Tuesday, 8 April 2014

What are we doing in Sea Turtles in April?

It’s gardening in Sea Turtles this month. We will be extending on from last month’s topic of being active where we did things around fruits and vegetables, and looking at how they grow.  We will encourage the children’s interest in growth by looking at plants and flowers.  So let the good weather bring on some green fingers!

The activities this month will be based around the Early Years Foundation Stage (EYFS) areas of learning:
Prime areas:
PSED: Engaging others to achieve a common goal such as working together to get items out of reach.  PD: Making connections between their physical actions and the effects they can make. C&L Gesturing, facial expressions, demonstrations of emotion in sharing an interest.
Specific areas:
M: Recognising big things and small things in meaningful contexts. UW: Exploring objects by linking different approaches; shaking, hitting, looking, feeling, tasting, mouthing, etc. EA&D Imitating and improving actions they have observed, such as chapping, shaking, patting hands.

Some of the activities we will be doing this month will involve:
·         Gardening with Sarah. Develop our gardening boxes with the children and sharing the process with them.
·         Cress growing with Alice to make grassy areas and green fields for the small world play environments.  Children will also have their own, individual pots of cress to take home.
·         Planting sunflower seeds with Laura. Watching them sprout and grow.
·         Finding flowers and learning names with Afia. Collages out of magazine cuttings and flower spotting in books and magazines.
·         Role playing gardening flowers and seeds with Christina. Using a range of tools to act out gardening.
·         Planting and growing herbs with Cristina.  Children will explore the smell and taste of the herbs during and after the growing process.
·         Taking an excursion to Homebase to look at flowers and the growing environment.
·         Making fruit and vegetable pictures with Sarah.  Using different materials and resources.

Some ideas to support your children at home:
·         If you have a Kew membership, know someone with an allotment or garden, take an extra visit. Find a gardener and just take some time out to watch them gardening. Talk about what they are doing.
·         Invest in a children’s watering can. Small toddlers love watering gardens, window boxes, etc. If you have nothing for them to water, fill up a can and go for a walk down the street to water someone else’s plants. Weeds are good for watering too!
·         Do you have a small patch in your garden that you could give up for your little one to develop their green fingers and do some digging?
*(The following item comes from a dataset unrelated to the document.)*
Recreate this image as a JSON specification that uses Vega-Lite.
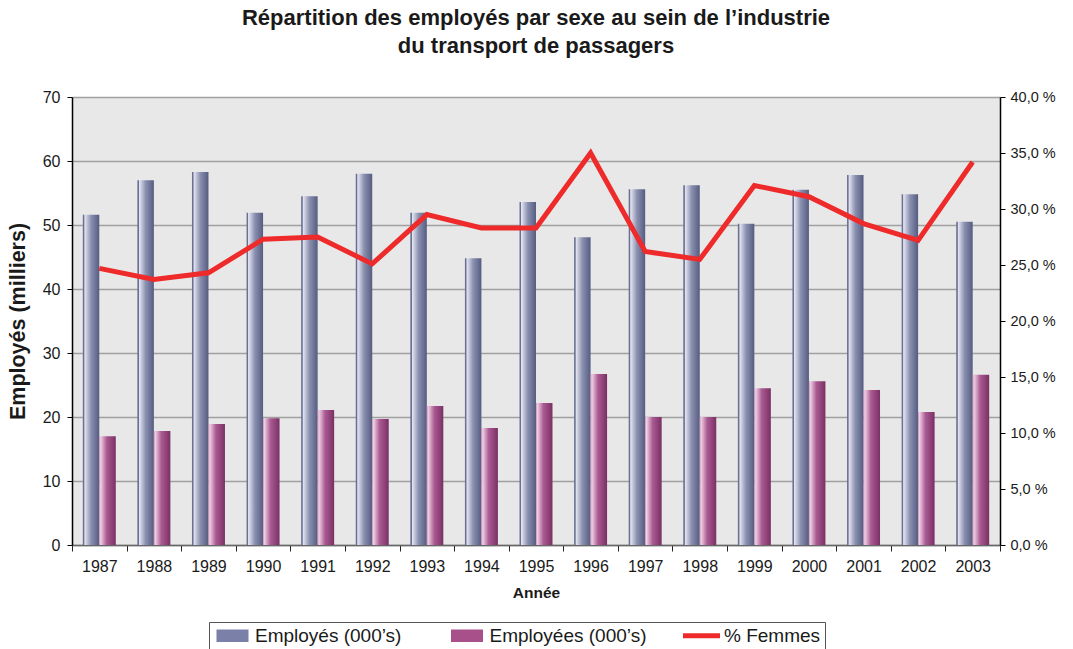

Or, how about a tray you could put some soil or sand in, add some weeds, small seeds, sand and let them loose with a children’s gardening set.
·         Read some books together with a gardening topic. Let them point, communicate with gesture and share what they have been doing at nursery with you.
·         Language: dig, push, pull, turn, scratch, soft, hard, sharp, spikey, flat, bumpy, pour, tip, drizzle, drip, slosh, splash, splatter, any great descriptive words that explain what you are doing.